■ **Task prompt**: Every line with the string "this" should be gathered.
-- BEGIN Provided data --
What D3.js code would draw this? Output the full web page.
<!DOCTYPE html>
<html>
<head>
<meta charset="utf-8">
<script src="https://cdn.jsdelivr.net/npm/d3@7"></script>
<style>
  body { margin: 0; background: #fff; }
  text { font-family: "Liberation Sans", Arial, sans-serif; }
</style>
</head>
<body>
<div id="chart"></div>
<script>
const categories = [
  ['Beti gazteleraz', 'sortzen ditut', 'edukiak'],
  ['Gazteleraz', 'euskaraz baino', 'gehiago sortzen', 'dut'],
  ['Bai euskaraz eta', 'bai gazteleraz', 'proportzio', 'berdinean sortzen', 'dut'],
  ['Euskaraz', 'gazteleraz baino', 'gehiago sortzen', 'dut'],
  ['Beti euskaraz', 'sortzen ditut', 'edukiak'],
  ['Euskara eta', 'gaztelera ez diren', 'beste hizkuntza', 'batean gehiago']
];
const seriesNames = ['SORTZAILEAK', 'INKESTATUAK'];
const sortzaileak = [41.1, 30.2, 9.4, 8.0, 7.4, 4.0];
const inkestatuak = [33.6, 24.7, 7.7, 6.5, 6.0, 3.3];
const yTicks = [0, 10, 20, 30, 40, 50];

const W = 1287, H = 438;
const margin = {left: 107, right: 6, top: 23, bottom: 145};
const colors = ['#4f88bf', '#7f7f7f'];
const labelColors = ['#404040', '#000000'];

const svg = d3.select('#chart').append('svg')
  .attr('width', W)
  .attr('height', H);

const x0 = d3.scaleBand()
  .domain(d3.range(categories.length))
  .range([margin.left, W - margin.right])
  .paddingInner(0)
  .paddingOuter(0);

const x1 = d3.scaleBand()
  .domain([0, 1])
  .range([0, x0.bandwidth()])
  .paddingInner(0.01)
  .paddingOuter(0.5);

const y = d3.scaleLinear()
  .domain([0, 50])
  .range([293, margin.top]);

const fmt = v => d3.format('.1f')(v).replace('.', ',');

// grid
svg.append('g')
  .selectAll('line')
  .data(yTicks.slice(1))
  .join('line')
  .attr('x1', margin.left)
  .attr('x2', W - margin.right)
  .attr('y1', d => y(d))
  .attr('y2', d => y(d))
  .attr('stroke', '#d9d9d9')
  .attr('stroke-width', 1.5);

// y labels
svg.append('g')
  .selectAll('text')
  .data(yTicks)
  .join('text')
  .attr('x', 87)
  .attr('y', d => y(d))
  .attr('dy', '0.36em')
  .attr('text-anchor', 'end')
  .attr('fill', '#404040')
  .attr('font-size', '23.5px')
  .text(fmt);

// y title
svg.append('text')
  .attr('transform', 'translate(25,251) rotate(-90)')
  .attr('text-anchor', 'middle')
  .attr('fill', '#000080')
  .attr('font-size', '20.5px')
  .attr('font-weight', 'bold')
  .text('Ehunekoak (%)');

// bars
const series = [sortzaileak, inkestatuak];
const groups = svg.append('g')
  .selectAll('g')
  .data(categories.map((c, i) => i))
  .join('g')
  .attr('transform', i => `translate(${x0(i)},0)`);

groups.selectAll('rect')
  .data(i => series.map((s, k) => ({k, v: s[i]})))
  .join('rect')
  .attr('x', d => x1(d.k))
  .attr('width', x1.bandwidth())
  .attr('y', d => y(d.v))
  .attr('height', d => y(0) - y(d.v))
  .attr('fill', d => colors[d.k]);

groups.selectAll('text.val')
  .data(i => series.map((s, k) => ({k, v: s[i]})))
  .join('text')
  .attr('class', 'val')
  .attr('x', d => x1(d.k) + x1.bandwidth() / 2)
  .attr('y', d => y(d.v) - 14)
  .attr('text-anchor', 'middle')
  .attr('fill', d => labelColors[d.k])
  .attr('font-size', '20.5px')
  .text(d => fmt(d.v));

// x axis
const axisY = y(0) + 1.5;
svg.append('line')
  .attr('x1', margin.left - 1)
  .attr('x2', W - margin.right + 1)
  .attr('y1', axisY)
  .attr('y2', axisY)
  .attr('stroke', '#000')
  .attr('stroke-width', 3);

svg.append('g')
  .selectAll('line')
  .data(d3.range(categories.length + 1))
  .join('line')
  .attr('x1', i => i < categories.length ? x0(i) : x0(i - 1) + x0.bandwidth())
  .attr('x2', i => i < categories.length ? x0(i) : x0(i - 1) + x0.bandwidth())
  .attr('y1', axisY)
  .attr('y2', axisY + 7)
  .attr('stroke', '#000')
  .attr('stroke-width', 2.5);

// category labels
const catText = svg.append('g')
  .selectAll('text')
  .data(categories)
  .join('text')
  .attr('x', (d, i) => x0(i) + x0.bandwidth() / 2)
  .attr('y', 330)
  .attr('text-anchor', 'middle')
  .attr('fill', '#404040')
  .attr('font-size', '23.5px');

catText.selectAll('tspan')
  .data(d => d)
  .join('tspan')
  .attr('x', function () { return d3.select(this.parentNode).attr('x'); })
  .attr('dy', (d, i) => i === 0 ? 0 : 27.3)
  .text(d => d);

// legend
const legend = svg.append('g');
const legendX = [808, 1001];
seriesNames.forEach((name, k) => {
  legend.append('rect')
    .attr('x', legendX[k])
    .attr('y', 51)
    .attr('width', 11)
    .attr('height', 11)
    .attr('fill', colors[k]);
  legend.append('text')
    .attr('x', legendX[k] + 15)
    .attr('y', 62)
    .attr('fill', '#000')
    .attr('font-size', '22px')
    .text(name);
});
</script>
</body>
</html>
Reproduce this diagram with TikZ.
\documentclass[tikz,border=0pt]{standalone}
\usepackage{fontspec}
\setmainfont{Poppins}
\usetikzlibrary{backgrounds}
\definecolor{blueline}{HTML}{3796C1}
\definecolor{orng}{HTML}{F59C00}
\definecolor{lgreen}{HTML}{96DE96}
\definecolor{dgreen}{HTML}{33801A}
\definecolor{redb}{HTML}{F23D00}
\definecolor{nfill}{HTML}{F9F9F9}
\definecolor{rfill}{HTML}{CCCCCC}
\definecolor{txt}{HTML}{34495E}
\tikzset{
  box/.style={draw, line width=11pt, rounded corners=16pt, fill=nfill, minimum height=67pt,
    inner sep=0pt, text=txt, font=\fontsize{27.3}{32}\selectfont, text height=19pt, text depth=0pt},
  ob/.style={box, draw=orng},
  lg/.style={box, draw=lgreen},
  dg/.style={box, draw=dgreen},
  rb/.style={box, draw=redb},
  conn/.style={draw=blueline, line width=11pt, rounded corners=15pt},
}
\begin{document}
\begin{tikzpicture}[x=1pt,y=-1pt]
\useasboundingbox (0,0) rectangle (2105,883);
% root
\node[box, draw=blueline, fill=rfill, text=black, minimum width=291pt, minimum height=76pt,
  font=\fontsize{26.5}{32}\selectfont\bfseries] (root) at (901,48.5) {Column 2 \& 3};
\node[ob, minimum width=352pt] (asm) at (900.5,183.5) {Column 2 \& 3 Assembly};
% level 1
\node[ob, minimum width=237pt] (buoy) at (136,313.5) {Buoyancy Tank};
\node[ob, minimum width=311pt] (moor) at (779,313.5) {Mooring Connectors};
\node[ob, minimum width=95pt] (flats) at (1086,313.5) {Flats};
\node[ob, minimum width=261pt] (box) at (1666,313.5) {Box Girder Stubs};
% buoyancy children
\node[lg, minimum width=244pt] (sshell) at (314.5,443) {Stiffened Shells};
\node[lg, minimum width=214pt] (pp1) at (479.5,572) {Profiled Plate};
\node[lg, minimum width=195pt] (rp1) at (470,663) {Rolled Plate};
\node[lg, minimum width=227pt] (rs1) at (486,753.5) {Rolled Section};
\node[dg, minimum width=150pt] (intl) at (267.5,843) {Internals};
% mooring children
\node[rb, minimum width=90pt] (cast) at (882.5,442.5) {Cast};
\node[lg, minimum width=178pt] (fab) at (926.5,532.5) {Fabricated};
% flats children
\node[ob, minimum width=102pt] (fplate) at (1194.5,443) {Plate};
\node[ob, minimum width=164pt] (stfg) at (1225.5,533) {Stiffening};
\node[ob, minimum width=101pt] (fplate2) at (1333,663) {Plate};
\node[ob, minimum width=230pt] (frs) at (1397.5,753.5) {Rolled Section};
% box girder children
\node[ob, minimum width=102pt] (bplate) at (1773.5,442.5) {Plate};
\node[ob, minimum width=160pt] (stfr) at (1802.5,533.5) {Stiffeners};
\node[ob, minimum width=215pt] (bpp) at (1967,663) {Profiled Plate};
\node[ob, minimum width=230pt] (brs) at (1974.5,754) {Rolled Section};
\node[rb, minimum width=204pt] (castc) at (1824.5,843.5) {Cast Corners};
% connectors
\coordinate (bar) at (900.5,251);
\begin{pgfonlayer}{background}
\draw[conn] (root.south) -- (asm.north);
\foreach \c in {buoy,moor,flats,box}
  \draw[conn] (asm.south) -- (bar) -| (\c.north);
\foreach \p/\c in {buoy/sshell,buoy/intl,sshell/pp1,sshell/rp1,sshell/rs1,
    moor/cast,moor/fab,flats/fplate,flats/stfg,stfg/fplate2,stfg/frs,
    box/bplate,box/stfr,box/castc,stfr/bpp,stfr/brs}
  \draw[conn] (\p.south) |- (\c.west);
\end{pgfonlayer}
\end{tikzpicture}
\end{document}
-- END Provided data --
■ **Complete response**:
What D3.js code would draw this? Output the full web page.
  .attr('x', function () { return d3.select(this.parentNode).attr('x'); })
Reproduce this diagram with TikZ.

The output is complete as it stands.